Dataset excerpt

--------------------------------------------------

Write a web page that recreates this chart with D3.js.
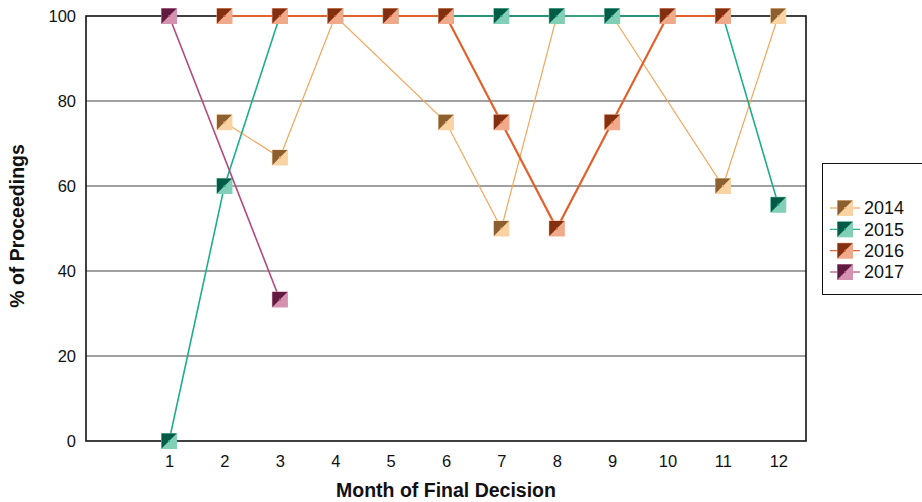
<!DOCTYPE html>
<html><head><meta charset="utf-8">
<script src="https://cdn.jsdelivr.net/npm/d3@7"></script>
<style>body{margin:0;background:#fff}svg{display:block;font-family:"Liberation Sans",Arial,sans-serif}</style>
</head><body>
<svg id="c" width="922" height="502"></svg>
<script>
const months = [1,2,3,4,5,6,7,8,9,10,11,12];
const years = ["2014","2015","2016","2017"];
const s2014 = [null,75,66.7,100,null,75,50,100,100,null,60,100];
const s2015 = [0,60,100,100,100,100,100,100,100,100,100,55.6];
const s2016 = [null,100,100,100,100,100,75,50,75,100,100,null];
const s2017 = [100,null,33.3,null,null,null,null,null,null,null,null,null];
const yTicks = [0,20,40,60,80,100];

const styles = {
  "2014": {dark:"#8c5f30", light:"#f9d3a4", line:"#f4a65c", w:1.2},
  "2015": {dark:"#005c47", light:"#80cfb6", line:"#1fae8b", w:1.6},
  "2016": {dark:"#82300f", light:"#f0a98a", line:"#e2602a", w:2.2},
  "2017": {dark:"#611a40", light:"#d491b0", line:"#b34a7b", w:1.6}
};
const seriesVals = {"2014":s2014,"2015":s2015,"2016":s2016,"2017":s2017};

const svg = d3.select("#c");
const L=86,R=806,T=16,B=441;
const x = d3.scaleLinear().domain([-0.5,12.5]).range([L,R]);
const y = d3.scaleLinear().domain([0,100]).range([B,T]);

svg.append("g").selectAll("line").data(yTicks.filter(d=>d>0&&d<100)).join("line")
  .attr("x1",L).attr("x2",R).attr("y1",d=>y(d)).attr("y2",d=>y(d))
  .attr("stroke","#808080").attr("stroke-width",1.5);

svg.append("rect").attr("x",L).attr("y",T).attr("width",R-L).attr("height",B-T)
  .attr("fill","none").attr("stroke","#111").attr("stroke-width",1.6);

const yAxis = d3.axisLeft(y).tickValues(yTicks).tickSize(0).tickPadding(10);
const gy = svg.append("g").attr("transform",`translate(${L},0)`).call(yAxis);
gy.select(".domain").remove();
gy.selectAll("text").attr("font-size",16.5).attr("fill","#111").attr("font-family","Liberation Sans, Arial, sans-serif");

const xAxis = d3.axisBottom(x).tickValues(months).tickSize(0).tickPadding(14).tickFormat(d3.format("d"));
const gx = svg.append("g").attr("transform",`translate(0,${B})`).call(xAxis);
gx.select(".domain").remove();
gx.selectAll("text").attr("font-size",16.5).attr("fill","#111").attr("font-family","Liberation Sans, Arial, sans-serif");

svg.append("text").attr("x",(L+R)/2).attr("y",497).attr("text-anchor","middle")
  .attr("font-size",19.5).attr("font-weight","bold").attr("fill","#111").text("Month of Final Decision");
svg.append("text").attr("transform",`translate(24,226) rotate(-90)`).attr("text-anchor","middle")
  .attr("font-size",19.5).attr("font-weight","bold").attr("fill","#111").text("% of Proceedings");

function marker(g, cx, cy, st, s){
  const h=s/2;
  g.append("rect").attr("x",cx-h).attr("y",cy-h).attr("width",s).attr("height",s)
    .attr("fill",st.light).attr("stroke",st.light).attr("stroke-width",1);
  g.append("path").attr("d",`M${cx-h},${cy-h}L${cx+h},${cy-h}L${cx-h},${cy+h}Z`).attr("fill",st.dark);
  g.append("rect").attr("x",cx-1).attr("y",cy-1).attr("width",2).attr("height",2).attr("fill",st.line);
}

const line = d3.line().x(d=>x(d.m)).y(d=>y(d.v));
years.forEach(yr=>{
  const st = styles[yr];
  const pts = months.map((m,i)=>({m, v:seriesVals[yr][i]})).filter(d=>d.v!==null);
  const g = svg.append("g");
  g.append("path").datum(pts).attr("d",line).attr("fill","none")
    .attr("stroke",st.line).attr("stroke-width",st.w);
  pts.forEach(p=>marker(g, x(p.m), y(p.v), st, 15));
});

const lg = svg.append("g");
lg.append("rect").attr("x",822.5).attr("y",163.5).attr("width",110).attr("height",131)
  .attr("fill","#fff").attr("stroke","#111").attr("stroke-width",1);
const ly = d3.scalePoint().domain(years).range([208,272]);
years.forEach(yr=>{
  const st=styles[yr], yy=ly(yr);
  lg.append("line").attr("x1",830).attr("x2",860).attr("y1",yy).attr("y2",yy)
    .attr("stroke",st.line).attr("stroke-width",1.2);
  marker(lg, 845, yy, st, 15);
  lg.append("text").attr("x",864).attr("y",yy).attr("dy","0.36em").attr("font-size",18)
    .attr("fill","#111").text(yr);
});
</script>
</body></html>
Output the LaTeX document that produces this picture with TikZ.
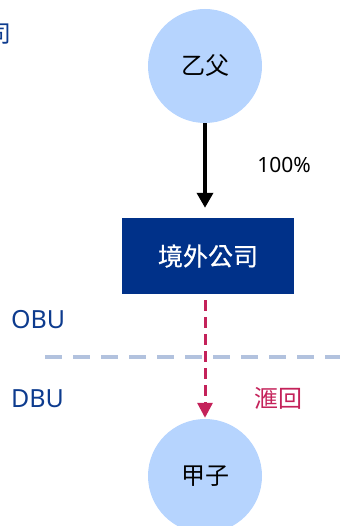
\documentclass[tikz,border=0pt]{standalone}
\usepackage{fontspec}
\setmainfont{Noto Sans}
\newfontfamily\cjk{Noto Sans CJK TC}
\newfontfamily\cjkmed[FakeBold=0.6]{Noto Sans CJK TC}
\usetikzlibrary{arrows.meta}
\definecolor{navy}{HTML}{003189}
\definecolor{circ}{HTML}{B6D4FE}
\definecolor{lbl}{HTML}{0D3B8E}
\definecolor{sep}{HTML}{B2C2DE}
\definecolor{crim}{HTML}{C4225A}
\begin{document}
\begin{tikzpicture}[x=1pt,y=-1pt,
  person/.style={circle,fill=circ,minimum size=114pt,inner sep=0pt,text=black,
    font=\cjk\fontsize{24}{28}\selectfont},
  boxnode/.style={rectangle,fill=navy,minimum width=172pt,minimum height=76pt,inner sep=0pt,
    text=white,font=\cjkmed\fontsize{25}{29}\selectfont},
  zone/.style={text=lbl,font=\fontsize{25}{30}\selectfont,anchor=west,inner sep=0pt},
  sepline/.style={draw=sep,line width=4pt,dash pattern=on 17pt off 11pt},
  ownarrow/.style={draw=black,line width=3.5pt,-{Triangle[length=15pt,width=16pt]}},
  flowarrow/.style={draw=crim,line width=3pt,dash pattern=on 11pt off 6pt,
    -{Triangle[length=15pt,width=15pt]}}
]
\useasboundingbox (0,0) rectangle (340,526);
\node[anchor=east,inner sep=0pt,text=lbl,font=\cjk\fontsize{24}{28}\selectfont] (title) at (12,34) {司};
\node[person] (yi) at (205,66) {乙父};
\node[boxnode] (off) at (208,256) {境外公司};
\node[person] (jia) at (205,476) {甲子};
\node[zone] (obu) at (11,320) {OBU};
\node[zone] (dbu) at (11,399) {DBU};
\coordinate (s1) at (45,357);
\coordinate (s2) at (340,357);
\draw[sepline] (s1) -- (s2);
\draw[ownarrow] (yi.south) -- ([yshift=10pt]yi.south |- off.north);
\node[inner sep=0pt,font=\fontsize{21}{25}\selectfont] (pct) at (284,165) {100\%};
\draw[flowarrow] ([yshift=-6pt]jia.north |- off.south) -- ([yshift=1pt]jia.north);
\node[inner sep=0pt,text=crim,font=\cjk\fontsize{24}{28}\selectfont] (hui) at (278,398) {滙回};
\end{tikzpicture}
\end{document}
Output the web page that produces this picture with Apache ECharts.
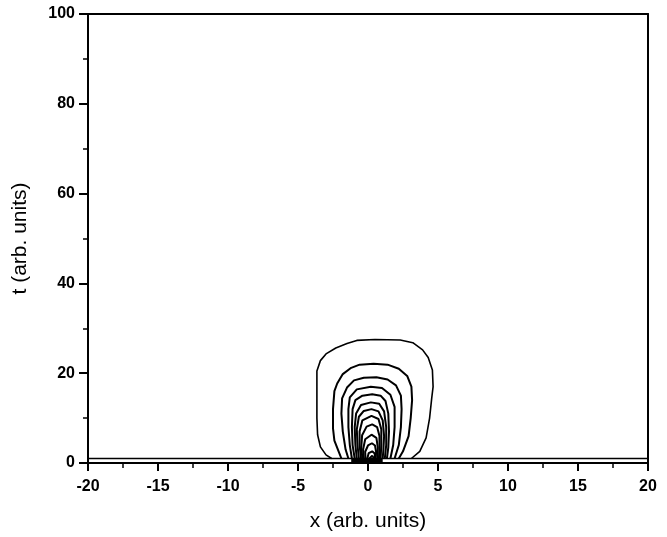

--------------------------------------------------

§ **Given task**:
Quote all of the entries word for word, omitting any pictures.

§ **Full output**:
Write a web page that recreates this chart with D3.js.
<!DOCTYPE html>
<html><head><meta charset="utf-8">
<script src="https://cdn.jsdelivr.net/npm/d3@7"></script>
<style>body{margin:0;background:#fff}svg{display:block;font-family:"Liberation Sans",Arial,sans-serif}</style>
</head><body>
<svg id="c" width="922" height="502"></svg>
<script>
const months = [1,2,3,4,5,6,7,8,9,10,11,12];
const years = ["2014","2015","2016","2017"];
const s2014 = [null,75,66.7,100,null,75,50,100,100,null,60,100];
const s2015 = [0,60,100,100,100,100,100,100,100,100,100,55.6];
const s2016 = [null,100,100,100,100,100,75,50,75,100,100,null];
const s2017 = [100,null,33.3,null,null,null,null,null,null,null,null,null];
const yTicks = [0,20,40,60,80,100];

const styles = {
  "2014": {dark:"#8c5f30", light:"#f9d3a4", line:"#f4a65c", w:1.2},
  "2015": {dark:"#005c47", light:"#80cfb6", line:"#1fae8b", w:1.6},
  "2016": {dark:"#82300f", light:"#f0a98a", line:"#e2602a", w:2.2},
  "2017": {dark:"#611a40", light:"#d491b0", line:"#b34a7b", w:1.6}
};
const seriesVals = {"2014":s2014,"2015":s2015,"2016":s2016,"2017":s2017};

const svg = d3.select("#c");
const L=86,R=806,T=16,B=441;
const x = d3.scaleLinear().domain([-0.5,12.5]).range([L,R]);
const y = d3.scaleLinear().domain([0,100]).range([B,T]);

svg.append("g").selectAll("line").data(yTicks.filter(d=>d>0&&d<100)).join("line")
  .attr("x1",L).attr("x2",R).attr("y1",d=>y(d)).attr("y2",d=>y(d))
  .attr("stroke","#808080").attr("stroke-width",1.5);

svg.append("rect").attr("x",L).attr("y",T).attr("width",R-L).attr("height",B-T)
  .attr("fill","none").attr("stroke","#111").attr("stroke-width",1.6);

const yAxis = d3.axisLeft(y).tickValues(yTicks).tickSize(0).tickPadding(10);
const gy = svg.append("g").attr("transform",`translate(${L},0)`).call(yAxis);
gy.select(".domain").remove();
gy.selectAll("text").attr("font-size",16.5).attr("fill","#111").attr("font-family","Liberation Sans, Arial, sans-serif");

const xAxis = d3.axisBottom(x).tickValues(months).tickSize(0).tickPadding(14).tickFormat(d3.format("d"));
const gx = svg.append("g").attr("transform",`translate(0,${B})`).call(xAxis);
gx.select(".domain").remove();
gx.selectAll("text").attr("font-size",16.5).attr("fill","#111").attr("font-family","Liberation Sans, Arial, sans-serif");

svg.append("text").attr("x",(L+R)/2).attr("y",497).attr("text-anchor","middle")
  .attr("font-size",19.5).attr("font-weight","bold").attr("fill","#111").text("Month of Final Decision");
svg.append("text").attr("transform",`translate(24,226) rotate(-90)`).attr("text-anchor","middle")
  .attr("font-size",19.5).attr("font-weight","bold").attr("fill","#111").text("% of Proceedings");

function marker(g, cx, cy, st, s){
  const h=s/2;
  g.append("rect").attr("x",cx-h).attr("y",cy-h).attr("width",s).attr("height",s)
    .attr("fill",st.light).attr("stroke",st.light).attr("stroke-width",1);
  g.append("path").attr("d",`M${cx-h},${cy-h}L${cx+h},${cy-h}L${cx-h},${cy+h}Z`).attr("fill",st.dark);
  g.append("rect").attr("x",cx-1).attr("y",cy-1).attr("width",2).attr("height",2).attr("fill",st.line);
}

const line = d3.line().x(d=>x(d.m)).y(d=>y(d.v));
years.forEach(yr=>{
  const st = styles[yr];
  const pts = months.map((m,i)=>({m, v:seriesVals[yr][i]})).filter(d=>d.v!==null);
  const g = svg.append("g");
  g.append("path").datum(pts).attr("d",line).attr("fill","none")
    .attr("stroke",st.line).attr("stroke-width",st.w);
  pts.forEach(p=>marker(g, x(p.m), y(p.v), st, 15));
});

const lg = svg.append("g");
lg.append("rect").attr("x",822.5).attr("y",163.5).attr("width",110).attr("height",131)
  .attr("fill","#fff").attr("stroke","#111").attr("stroke-width",1);
const ly = d3.scalePoint().domain(years).range([208,272]);
years.forEach(yr=>{
  const st=styles[yr], yy=ly(yr);
  lg.append("line").attr("x1",830).attr("x2",860).attr("y1",yy).attr("y2",yy)
    .attr("stroke",st.line).attr("stroke-width",1.2);
  marker(lg, 845, yy, st, 15);
  lg.append("text").attr("x",864).attr("y",yy).attr("dy","0.36em").attr("font-size",18)
    .attr("fill","#111").text(yr);
});
</script>
</body></html>
Output the LaTeX document that produces this picture with TikZ.
\documentclass[tikz,border=0pt]{standalone}
\usepackage{fontspec}
\setmainfont{Noto Sans}
\newfontfamily\cjk{Noto Sans CJK TC}
\newfontfamily\cjkmed[FakeBold=0.6]{Noto Sans CJK TC}
\usetikzlibrary{arrows.meta}
\definecolor{navy}{HTML}{003189}
\definecolor{circ}{HTML}{B6D4FE}
\definecolor{lbl}{HTML}{0D3B8E}
\definecolor{sep}{HTML}{B2C2DE}
\definecolor{crim}{HTML}{C4225A}
\begin{document}
\begin{tikzpicture}[x=1pt,y=-1pt,
  person/.style={circle,fill=circ,minimum size=114pt,inner sep=0pt,text=black,
    font=\cjk\fontsize{24}{28}\selectfont},
  boxnode/.style={rectangle,fill=navy,minimum width=172pt,minimum height=76pt,inner sep=0pt,
    text=white,font=\cjkmed\fontsize{25}{29}\selectfont},
  zone/.style={text=lbl,font=\fontsize{25}{30}\selectfont,anchor=west,inner sep=0pt},
  sepline/.style={draw=sep,line width=4pt,dash pattern=on 17pt off 11pt},
  ownarrow/.style={draw=black,line width=3.5pt,-{Triangle[length=15pt,width=16pt]}},
  flowarrow/.style={draw=crim,line width=3pt,dash pattern=on 11pt off 6pt,
    -{Triangle[length=15pt,width=15pt]}}
]
\useasboundingbox (0,0) rectangle (340,526);
\node[anchor=east,inner sep=0pt,text=lbl,font=\cjk\fontsize{24}{28}\selectfont] (title) at (12,34) {司};
\node[person] (yi) at (205,66) {乙父};
\node[boxnode] (off) at (208,256) {境外公司};
\node[person] (jia) at (205,476) {甲子};
\node[zone] (obu) at (11,320) {OBU};
\node[zone] (dbu) at (11,399) {DBU};
\coordinate (s1) at (45,357);
\coordinate (s2) at (340,357);
\draw[sepline] (s1) -- (s2);
\draw[ownarrow] (yi.south) -- ([yshift=10pt]yi.south |- off.north);
\node[inner sep=0pt,font=\fontsize{21}{25}\selectfont] (pct) at (284,165) {100\%};
\draw[flowarrow] ([yshift=-6pt]jia.north |- off.south) -- ([yshift=1pt]jia.north);
\node[inner sep=0pt,text=crim,font=\cjk\fontsize{24}{28}\selectfont] (hui) at (278,398) {滙回};
\end{tikzpicture}
\end{document}
Output the web page that produces this picture with Apache ECharts.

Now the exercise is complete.